◆ **PROVIDED ENTRIES**:

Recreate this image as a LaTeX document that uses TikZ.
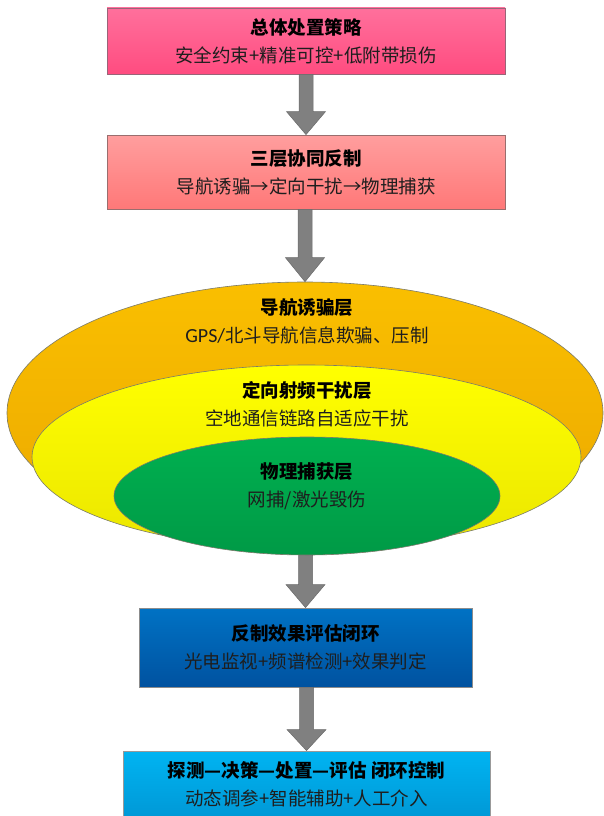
\documentclass[tikz,border=0pt]{standalone}
\usepackage{fontspec}
\setmainfont{Noto Sans CJK SC}
\newfontfamily\latf{Carlito}
\usetikzlibrary{calc,shapes.geometric}
\definecolor{pinkA}{HTML}{FF709C}
\definecolor{pinkB}{HTML}{FF4C80}
\definecolor{pinkD}{HTML}{9A6478}
\definecolor{salA}{HTML}{FF9E9E}
\definecolor{salB}{HTML}{FF7878}
\definecolor{salD}{HTML}{9A6E6E}
\definecolor{orA}{HTML}{FABF00}
\definecolor{orB}{HTML}{EBA800}
\definecolor{yeA}{HTML}{FFFF00}
\definecolor{yeB}{HTML}{EBE600}
\definecolor{grA}{HTML}{00B050}
\definecolor{grB}{HTML}{009A46}
\definecolor{blA}{HTML}{0072C4}
\definecolor{blB}{HTML}{0052A0}
\definecolor{cyA}{HTML}{00B4F2}
\definecolor{cyB}{HTML}{0098D6}
\definecolor{edgeC}{HTML}{7A7A6A}
\definecolor{arrF}{HTML}{808080}
\definecolor{arrD}{HTML}{6A6A6A}
\definecolor{subT}{HTML}{1E1E1E}
\newcommand\fatarrow[3]{%
  \filldraw[fatarr] ($(#2|-#1)+(-7,0)$) -- ($(#2)+(-7,-#3)$) -- ($(#2)+(-19.5,-#3)$) -- (#2)
    -- ($(#2)+(19.5,-#3)$) -- ($(#2)+(7,-#3)$) -- ($(#2|-#1)+(7,0)$) -- cycle;}
\newcommand\ttl[1]{\textbf{#1}}
\newcommand\subl[1]{{\color{subT}#1}}
\begin{document}
\begin{tikzpicture}[x=1pt,y=-1pt,
  box/.style={rectangle, line width=0.8pt, align=center, inner sep=0pt,
    font=\fontsize{18.5}{28}\selectfont},
  lay/.style={ellipse, draw=edgeC, line width=0.6pt, inner sep=0pt},
  laytext/.style={align=center, inner sep=0pt, font=\fontsize{18.5}{28}\selectfont},
  fatarr/.style={fill=arrF, draw=arrD, line width=0.5pt, line join=miter}]
\useasboundingbox (0,0) rectangle (603,816);

% boxes
\node[box, minimum width=398pt, minimum height=66pt, top color=pinkA, bottom color=pinkB, draw=pinkD]
  (b1) at (306,41) {\ttl{总体处置策略}\\\subl{安全约束+精准可控+低附带损伤}};
\node[box, minimum width=398pt, minimum height=74pt, top color=salA, bottom color=salB, draw=salD]
  (b2) at (306,172) {\ttl{三层协同反制}\\\subl{导航诱骗→定向干扰→物理捕获}};

% layered ellipses
\node[lay, minimum width=596pt, minimum height=262pt, top color=orA, bottom color=orB]
  (L1) at (305,413) {};
\node[lay, minimum width=549pt, minimum height=184pt, top color=yeA, bottom color=yeB]
  (L2) at (306.5,457) {};
\node[lay, minimum width=386pt, minimum height=118pt, top color=grA, bottom color=grB]
  (L3) at (307,496) {};
\node[laytext] (t1) at (307,321.5) {\ttl{导航诱骗层}\\\subl{{\latf\fontsize{20}{28}\selectfont GPS/}北斗导航信息欺骗、压制}};
\node[laytext] (t2) at (307,404.5) {\ttl{定向射频干扰层}\\\subl{空地通信链路自适应干扰}};
\node[laytext] (t3) at (307,486.5) {\ttl{物理捕获层}\\\subl{网捕/激光毁伤}};

\node[box, minimum width=333pt, minimum height=79pt, top color=blA, bottom color=blB, draw=black!45]
  (b4) at (305.5,647.5) {\ttl{反制效果评估闭环}\\\subl{光电监视+频谱检测+效果判定}};
\node[box, minimum width=367pt, minimum height=67pt, top color=cyA, bottom color=cyB, draw=black!40]
  (b5) at (306.5,784.5) {\ttl{探测—决策—处置—评估 闭环控制}\\\subl{动态调参+智能辅助+人工介入}};

% connectors
\fatarrow{b1.south}{b2.north}{23}
\fatarrow{b2.south}{L1.north}{24}
\fatarrow{L3.south}{b4.north}{23}
\fatarrow{b4.south}{b5.north}{21}
\end{tikzpicture}
\end{document}
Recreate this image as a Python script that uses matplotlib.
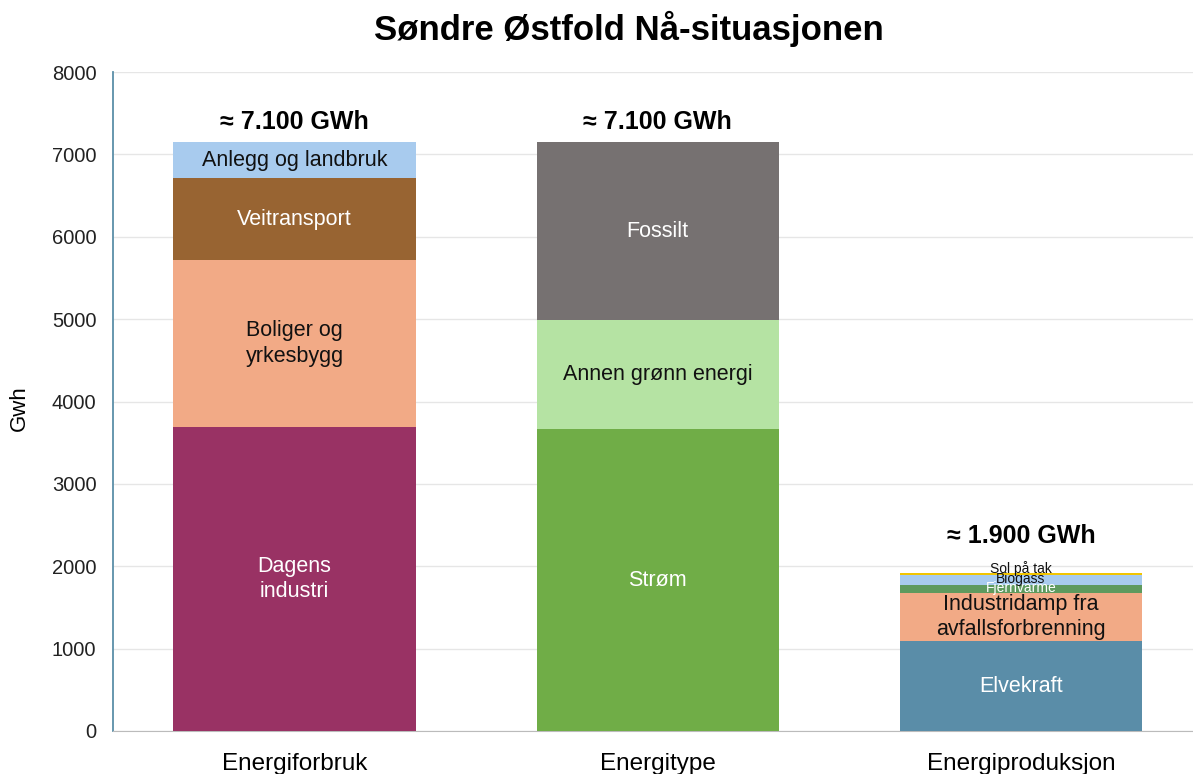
import matplotlib.pyplot as plt
import numpy as np

plt.rcParams['font.family'] = ['Liberation Sans', 'DejaVu Sans']

categories = ["Energiforbruk", "Energitype", "Energiproduksjon"]
totals = ["≈ 7.100 GWh", "≈ 7.100 GWh", "≈ 1.900 GWh"]

# segments per category (bottom to top)
seg_forbruk_labels = ["Dagens\nindustri", "Boliger og\nyrkesbygg", "Veitransport", "Anlegg og landbruk"]
seg_forbruk_values = [3690, 2026, 995, 437]
seg_type_labels = ["Strøm", "Annen grønn energi", "Fossilt"]
seg_type_values = [3665, 1323, 2160]
seg_prod_labels = ["Elvekraft", "Industridamp fra\navfallsforbrenning", "Fjernvarme", "Biogass", "Sol på tak"]
seg_prod_values = [1092, 583, 97, 121, 20]

colors_forbruk = ["#993264", "#F2AA86", "#986432", "#A8CBEE"]
colors_type = ["#70AD47", "#B5E3A3", "#767171"]
colors_prod = ["#5A8DA8", "#F2AA86", "#5E9A5E", "#A8CBEE", "#F2C500"]
txt_forbruk = ["white", "#111111", "white", "#111111"]
txt_type = ["white", "#111111", "white"]
txt_prod = ["white", "#111111", "white", "#111111", "#111111"]

fig = plt.figure(figsize=(11.93, 7.74), dpi=100)
ax = fig.add_axes([113/1193, 43/774, 1 - 113/1193, (731-72)/774])

width = 0.667
groups = [
    (seg_forbruk_labels, seg_forbruk_values, colors_forbruk, txt_forbruk),
    (seg_type_labels, seg_type_values, colors_type, txt_type),
    (seg_prod_labels, seg_prod_values, colors_prod, txt_prod),
]
small_y = {2: 1740, 3: 1845, 4: 1975}
total_off = [245, 245, 460]
for i, (labs, vals, cols, tcols) in enumerate(groups):
    bottom = 0
    for j, (lab, v, c, tc) in enumerate(zip(labs, vals, cols, tcols)):
        ax.bar(i, v, width, bottom=bottom, color=c, zorder=3)
        mid = bottom + v / 2
        fs = 15.5
        if i == 2 and j >= 2:
            fs = 10
            mid = small_y[j]
        ax.text(i, mid, lab, ha='center', va='center', color=tc, fontsize=fs,
                zorder=4, linespacing=1.3)
        bottom += v
    ax.text(i, bottom + total_off[i], totals[i], ha='center', va='center', fontsize=18,
            fontweight='bold', color='black', zorder=4)

ax.set_xlim(-0.5, 2.474)
ax.set_ylim(0, 8000)
ax.set_yticks(np.arange(0, 8001, 1000))
ax.set_xticks(range(len(categories)))
ax.set_xticklabels(categories, fontsize=17.5)
ax.tick_params(axis='y', labelsize=14.5, length=0, pad=12, colors='#222222')
ax.tick_params(axis='x', length=0, pad=16)
ax.grid(axis='y', color='#E6E6E6', linewidth=1, zorder=0)
for s in ['top', 'right']:
    ax.spines[s].set_visible(False)
ax.spines['left'].set_color('#5B8FA8')
ax.spines['left'].set_linewidth(1.3)
ax.spines['bottom'].set_color('#BBBBBB')
ax.set_ylabel("Gwh", fontsize=16)
ax.yaxis.set_label_coords(-0.077, 0.49)
fig.text(0.527, 0.963, "Søndre Østfold Nå-situasjonen", ha='center', va='center',
         fontsize=25, fontweight='bold')

fig.savefig("out.png", dpi=100)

◆ **INSTRUCTIONS TO FOLLOW**: Find how many lines in the listing contain the word "image" and give that count alone.

◆ **TASK SOLUTION**: 2